The Muslims had not been overly impressed by the fact that some of the major Christian powers like Germany, Russia and France had expressed strong opposition to the war launched by the US-UK alliance. On the other hand, they have now taken note of the fact that these countries are now showing their readiness to accept the realities of the battlefield. The foreign minister of Germany, Joschka Fischer, in his statement a few days ago had said that Germany was now interested only in seeing a speedy end to the war and was not against a regime change in Iraq.

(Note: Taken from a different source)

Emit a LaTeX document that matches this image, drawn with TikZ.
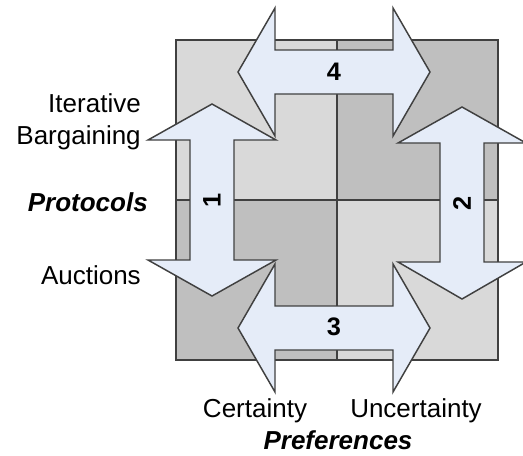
\documentclass[tikz,border=0pt]{standalone}
\usepackage{fontspec}
\setmainfont{Liberation Sans}
\definecolor{qlight}{RGB}{217,217,217}
\definecolor{qdark}{RGB}{191,191,191}
\definecolor{arrowblue}{RGB}{229,236,248}
\definecolor{edgegray}{RGB}{64,64,64}
\tikzset{
  bigarrow/.style={fill=arrowblue, draw=edgegray, line width=1.1pt, line join=miter},
  numlabel/.style={font=\bfseries\fontsize{19}{23}\selectfont, inner sep=0pt},
  sidelabel/.style={font=\fontsize{19.5}{24}\selectfont, inner sep=0pt},
  titlelabel/.style={font=\bfseries\itshape\fontsize{19.5}{24}\selectfont, inner sep=0pt}
}
\begin{document}
\begin{tikzpicture}[x=0.75pt,y=-0.75pt]
\clip (0,0) rectangle (523,455);
\fill[qlight] (176,40) rectangle (337,200);
\fill[qdark] (337,40) rectangle (498,200);
\fill[qdark] (176,200) rectangle (337,360);
\fill[qlight] (337,200) rectangle (498,360);
\draw[edgegray, line width=1pt] (337,40) -- (337,360);
\draw[edgegray, line width=1pt] (176,200) -- (498,200);
\draw[edgegray, line width=1.5pt] (176,40) rectangle (498,360);
\draw[bigarrow] (238,72) -- (275,8) -- (275,50) -- (393,50) -- (393,8) -- (430,72)
        -- (393,136) -- (393,94) -- (275,94) -- (275,136) -- cycle;
\draw[bigarrow] (238,328) -- (275,264) -- (275,306) -- (393,306) -- (393,264) -- (430,328)
        -- (393,392) -- (393,350) -- (275,350) -- (275,392) -- cycle;
\draw[bigarrow] (212,104) -- (276,140) -- (234,140) -- (234,260) -- (276,260) -- (212,296)
        -- (148,260) -- (190,260) -- (190,140) -- (148,140) -- cycle;
\draw[bigarrow] (462,107) -- (526,143) -- (484,143) -- (484,262) -- (526,262) -- (462,299)
        -- (398,262) -- (440,262) -- (440,143) -- (398,143) -- cycle;
\draw (334,72) node (four) [numlabel] {4};
\draw (334,327) node (three) [numlabel] {3};
\draw (212,200) node (one) [numlabel, rotate=90] {1};
\draw (462,203) node (two) [numlabel, rotate=90] {2};
\draw (141,122) node (iterative) [sidelabel, anchor=east, align=right] {Iterative\\Bargaining};
\draw (148,202) node (protocols) [titlelabel, anchor=east] {Protocols};
\draw (141,275) node (auctions) [sidelabel, anchor=east] {Auctions};
\draw (255,411) node (certainty) [sidelabel] {Certainty};
\draw (416,411) node (uncertainty) [sidelabel] {Uncertainty};
\draw (338,440) node (preferences) [titlelabel] {Preferences};
\end{tikzpicture}
\end{document}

Similar sentiments have been expressed by President Vladimir Putin of Russia also. Even the criticism from Paris has become more subdued of late. The statements of some senior spokespersons on behalf of the US government that Americans who had given their “life and blood” to liberate Iraq have the right to decide what they should do and how long they should stay in post-war Iraq have served to further convince the Islamic countries that this is a war for occupation and not liberation. The cumulative effect of all these developments is that more and more Muslims are becoming convinced that what is happening in Iraq is really the clash of civilisations.



The responsibility for removing such perceptions lies mainly with the US as the principal partner of the coalition against Iraq. It is now up to the US to prove that such fears and perceptions are unfounded and unjustified and to take appropriate steps to prevent escalation of the rift which has already set in between the Christian West and the Islamic world. The question now is whether the US will demonstrate its capability for this level of statesmanship and prevent its victory in the battlefield from becoming the greater calamity of a real clash of civilisations.